Note: We don’t actually lose our old data. It is in a previous commit of the housing_data repository, which we can roll back to at any time.

When the job is complete we can download the new files showing our model improved, due to the additional data.

Model Lineage

In our simple example, we only have 1 pipeline with 2 experiments, which isn’t difficult to keep simple. However, in production applications there may be many iterations on both data and pipelines. And that is where things get very messy.
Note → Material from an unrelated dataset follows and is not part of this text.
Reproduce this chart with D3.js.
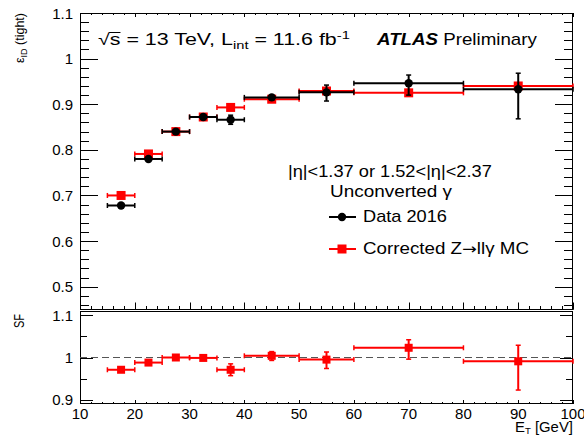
<!DOCTYPE html>
<html>
<head>
<meta charset="utf-8">
<script src="https://cdn.jsdelivr.net/npm/d3@7"></script>
<style>
  body { margin: 0; background: #fff; }
  text { font-family: "Liberation Sans", Arial, sans-serif; fill: #000; }
</style>
</head>
<body>
<svg id="chart" width="584" height="436"></svg>
<script>
// bins in E_T [GeV]
const binLo = [15, 20, 25, 30, 35, 40, 50, 60, 80]
const binHi = [20, 25, 30, 35, 40, 50, 60, 80, 100]

// Data 2016 efficiency (asymmetric errors)
const dataEff   = [0.678, 0.780, 0.840, 0.872, 0.866, 0.915, 0.926, 0.946, 0.933]
const dataErrLo = [0.003, 0.003, 0.003, 0.003, 0.010, 0.006, 0.019, 0.026, 0.065]
const dataErrHi = [0.003, 0.003, 0.003, 0.003, 0.010, 0.005, 0.016, 0.018, 0.035]

// Corrected Z->llgamma MC efficiency
const mcEff = [0.700, 0.791, 0.840, 0.872, 0.893, 0.911, 0.929, 0.925, 0.940]
const mcErr = [0.002, 0.002, 0.002, 0.002, 0.002, 0.002, 0.002, 0.002, 0.003]

// scale factors
const sfVal   = [0.971, 0.988, 1.000, 0.999, 0.971, 1.004, 0.995, 1.023, 0.991]
const sfErrLo = [0.004, 0.004, 0.003, 0.004, 0.014, 0.011, 0.021, 0.027, 0.068]
const sfErrHi = [0.004, 0.004, 0.003, 0.004, 0.014, 0.010, 0.018, 0.019, 0.038]

// axis ticks
const xTicks = [10, 20, 30, 40, 50, 60, 70, 80, 90, 100]
const yTopTicks = [0.5, 0.6, 0.7, 0.8, 0.9, 1, 1.1]
const yBotTicks = [0.9, 1, 1.1]

const svg = d3.select("#chart")
const left = 80, right = 573
const top1 = 13, bot1 = 309.5, top2 = 311, bot2 = 404

const x = d3.scaleLinear().domain([10, 100]).range([left, right])
const yTop = d3.scaleLinear().domain([0.45, 1.1]).range([bot1, top1])
const yBot = d3.scaleLinear().domain([0.89, 1.11]).range([bot2, top2])

const bins = binLo.map((lo, i) => ({
  lo, hi: binHi[i], mid: (lo + binHi[i]) / 2,
  d: dataEff[i], dLo: dataErrLo[i], dHi: dataErrHi[i],
  m: mcEff[i], mErr: mcErr[i],
  sf: sfVal[i], sLo: sfErrLo[i], sHi: sfErrHi[i]
}))

const minors = (a, b, step) => d3.range(Math.round((b - a) / step) + 1).map(k => +(a + k * step).toFixed(4))

// generic tick drawing helper
function ticks(g, vals, pos, len, orient) {
  g.selectAll(null).data(vals).enter().append("line")
    .attr("stroke", "#000").attr("stroke-width", 1)
    .each(function (v) {
      const s = d3.select(this), p = Math.round(pos.scale(v)) + 0.5
      if (orient === "left") s.attr("x1", left).attr("x2", left + len).attr("y1", p).attr("y2", p)
      if (orient === "right") s.attr("x1", right).attr("x2", right - len).attr("y1", p).attr("y2", p)
      if (orient === "bottom") s.attr("x1", p).attr("x2", p).attr("y1", pos.y).attr("y2", pos.y - len)
      if (orient === "top") s.attr("x1", p).attr("x2", p).attr("y1", pos.y).attr("y2", pos.y + len)
    })
}

const axes = svg.append("g")

// upper panel ticks
const yTopMinor = minors(0.46, 1.1, 0.02)
ticks(axes, yTopMinor, { scale: yTop }, 9, "left")
ticks(axes, yTopMinor, { scale: yTop }, 9, "right")
ticks(axes, yTopTicks, { scale: yTop }, 18, "left")
ticks(axes, yTopTicks, { scale: yTop }, 18, "right")
const xMinor = minors(10, 100, 2)
ticks(axes, xMinor, { scale: x, y: bot1 }, 3.5, "bottom")
ticks(axes, xTicks, { scale: x, y: bot1 }, 7, "bottom")
ticks(axes, xMinor, { scale: x, y: top1 }, 2, "top")
ticks(axes, xTicks, { scale: x, y: top1 }, 4, "top")

// lower panel ticks
const yBotMinor = [0.95, 1.05]
ticks(axes, yBotMinor, { scale: yBot }, 7, "left")
ticks(axes, yBotMinor, { scale: yBot }, 7, "right")
ticks(axes, yBotTicks, { scale: yBot }, 13, "left")
ticks(axes, yBotTicks, { scale: yBot }, 13, "right")
ticks(axes, xMinor, { scale: x, y: bot2 }, 2, "bottom")
ticks(axes, xTicks, { scale: x, y: bot2 }, 4, "bottom")

// frames
axes.append("rect").attr("x", left + 0.5).attr("y", top1 + 0.5)
  .attr("width", right - left - 1).attr("height", bot1 - top1 - 0.5)
  .attr("fill", "none").attr("stroke", "#000")
axes.append("rect").attr("x", left + 0.5).attr("y", top2 + 0.5)
  .attr("width", right - left - 1).attr("height", bot2 - top2 - 1)
  .attr("fill", "none").attr("stroke", "#000")

// tick labels
const fmt = v => String(v)
axes.selectAll(null).data(yTopTicks).enter().append("text")
  .attr("x", left - 7).attr("y", d => yTop(d) + 5.5)
  .attr("text-anchor", "end").attr("font-size", 15).text(fmt)
axes.selectAll(null).data(yBotTicks).enter().append("text")
  .attr("x", left - 7).attr("y", d => yBot(d) + 5.5)
  .attr("text-anchor", "end").attr("font-size", 15).text(fmt)
axes.selectAll(null).data(xTicks).enter().append("text")
  .attr("x", d => x(d)).attr("y", bot2 + 14.5)
  .attr("text-anchor", "middle").attr("font-size", 15).text(fmt)

// dashed unity line
svg.append("line").attr("x1", left).attr("x2", right)
  .attr("y1", yBot(1)).attr("y2", yBot(1))
  .attr("stroke", "#555").attr("stroke-width", 1.2).attr("stroke-dasharray", "7,4")

// error bars helper
function errBars(g, data, color, yS, yv, lo, hi) {
  const grp = g.append("g").attr("stroke", color).attr("stroke-width", 2)
  grp.selectAll(null).data(data).enter().append("line")
    .attr("x1", d => x(d.lo)).attr("x2", d => x(d.hi))
    .attr("y1", d => yS(yv(d))).attr("y2", d => yS(yv(d)))
  grp.selectAll(null).data(data).enter().append("line")
    .attr("x1", d => x(d.mid)).attr("x2", d => x(d.mid))
    .attr("y1", d => yS(yv(d) - lo(d))).attr("y2", d => yS(yv(d) + hi(d)))
  // small end marks
  const caps = grp.append("g").attr("stroke-width", 1.5)
  data.forEach(d => {
    [d.lo, d.hi].forEach(e => caps.append("line")
      .attr("x1", x(e)).attr("x2", x(e))
      .attr("y1", yS(yv(d)) - 2.5).attr("y2", yS(yv(d)) + 2.5))
    ;[yv(d) - lo(d), yv(d) + hi(d)].forEach(e => caps.append("line")
      .attr("x1", x(d.mid) - 2.5).attr("x2", x(d.mid) + 2.5)
      .attr("y1", yS(e)).attr("y2", yS(e)))
  })
}

const plot = svg.append("g")

// MC (drawn first), then data on top
errBars(plot, bins, "#ff0000", yTop, d => d.m, d => d.mErr, d => d.mErr)
plot.selectAll(null).data(bins).enter().append("rect")
  .attr("x", d => x(d.mid) - 4.5).attr("y", d => yTop(d.m) - 4.5)
  .attr("width", 9).attr("height", 9).attr("fill", "#ff0000")

errBars(plot, bins, "#000", yTop, d => d.d, d => d.dLo, d => d.dHi)
plot.selectAll(null).data(bins).enter().append("circle")
  .attr("cx", d => x(d.mid)).attr("cy", d => yTop(d.d))
  .attr("r", 4.2).attr("fill", "#000")

// scale factor panel
errBars(plot, bins, "#ff0000", yBot, d => d.sf, d => d.sLo, d => d.sHi)
plot.selectAll(null).data(bins).enter().append("rect")
  .attr("x", d => x(d.mid) - 4).attr("y", d => yBot(d.sf) - 4)
  .attr("width", 8).attr("height", 8).attr("fill", "#ff0000")

// text stretched horizontally to the width it has in the original (wide ROOT text)
function wideText(x0, y0, w, size, build) {
  const grp = svg.append("g")
  const t = grp.append("text").attr("font-size", size)
  build(t)
  const k = w / t.node().getComputedTextLength()
  grp.attr("transform", `translate(${x0},${y0}) scale(${k},1)`)
  return { grp, t, k }
}

const sq = wideText(98, 45, 252, 16, t => {
  t.append("tspan").text("√s = 13 TeV, L")
  t.append("tspan").attr("font-size", 11).attr("dy", 4).text("int")
  t.append("tspan").attr("dy", -4).text(" = 11.6 fb")
  t.append("tspan").attr("font-size", 11).attr("dy", -6).text("-1")
})
// overline of the square root
const sNode = sq.t.node()
sq.grp.append("line")
  .attr("x1", sNode.getStartPositionOfChar(1).x - 0.5).attr("x2", sNode.getEndPositionOfChar(1).x)
  .attr("y1", -12.5).attr("y2", -12.5).attr("stroke", "#000").attr("stroke-width", 1)

wideText(377, 45, 160, 16, t => {
  t.append("tspan").attr("font-weight", "bold").attr("font-style", "italic").text("ATLAS")
  t.append("tspan").text(" Preliminary")
})

wideText(288, 177, 204, 16, t => t.text("|η|<1.37 or 1.52<|η|<2.37"))
wideText(330, 197, 122, 16, t => t.text("Unconverted γ"))

// legend
const legend = svg.append("g")
legend.append("line").attr("x1", 329).attr("x2", 356).attr("y1", 217).attr("y2", 217)
  .attr("stroke", "#000").attr("stroke-width", 2)
legend.append("circle").attr("cx", 342).attr("cy", 217).attr("r", 4.2).attr("fill", "#000")
wideText(363, 222, 84, 16, t => t.text("Data 2016"))
legend.append("line").attr("x1", 329).attr("x2", 356).attr("y1", 249).attr("y2", 249)
  .attr("stroke", "#ff0000").attr("stroke-width", 2)
legend.append("rect").attr("x", 337.5).attr("y", 244.5).attr("width", 9).attr("height", 9).attr("fill", "#ff0000")
wideText(363, 254, 166, 16, t => {
  t.append("tspan").text("Corrected Z")
  t.append("tspan").attr("font-family", "DejaVu Sans").attr("font-size", 15).text("→")
  t.append("tspan").text("llγ MC")
})

// axis titles
const yt = svg.append("text").attr("transform", "translate(24,13) rotate(-90)")
  .attr("text-anchor", "end").attr("font-size", 12.5)
yt.append("tspan").text("ε")
yt.append("tspan").attr("font-size", 9).attr("dy", 3).text("ID")
yt.append("tspan").attr("dy", -3).text(" (tight)")

svg.append("text").attr("transform", "translate(24,314) scale(1.3,1) rotate(-90)")
  .attr("text-anchor", "end").attr("font-size", 11).text("SF")

wideText(515, 432, 58, 14, t => {
  t.append("tspan").text("E")
  t.append("tspan").attr("font-size", 9).attr("dy", 2).text("T")
  t.append("tspan").attr("dy", -2).text(" [GeV]")
})
</script>
</body>
</html>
No matter there’s always cases of losing the version of the dataset that the model was trained on, or not being able to reproduce the results that someone achieved on their own machine.

Since Pachyderm versions data as well as the pipelines associated with them, it can tell us exactly what version of the dataset and pipeline created a model or any other artifact. We can use the commit IDs created automatically to inspect any job how the artifacts were created.

$ pachctl inspect commit regression@f59a6663073b4e81a2d2ab3b4b7c68fc
Commit: regression@f59a6663073b4e81a2d2ab3b4b7c68fc
Original Branch: master
Parent: bc0ecea5a2cd43349a9db3e89933fb42
Started: 7 minutes ago
Finished: 7 minutes ago
Size: 4.028MiB

Provenance: __spec__@5b17c425a8d54026a6daaeaf8721707a (regression) housing_data@a186886de0bf430ebf6fce4d538d4db7 (master)

Conclusion

We hope that this provided as a useful introduction to Pachyderm. It is an incredibly powerful platform that can be used to achieve reproducibility, construct data driven pipelines, and understand the lineage between all of the components as pipelines and datasets grow over time. Moreover, using Pachyderm has never been easier with Pachyderm Hub. By removing the complexity of Kubernetes, Pachyderm Hub significantly lowers the barrier to entry for those who need scalable, reliable, and reproducible data science.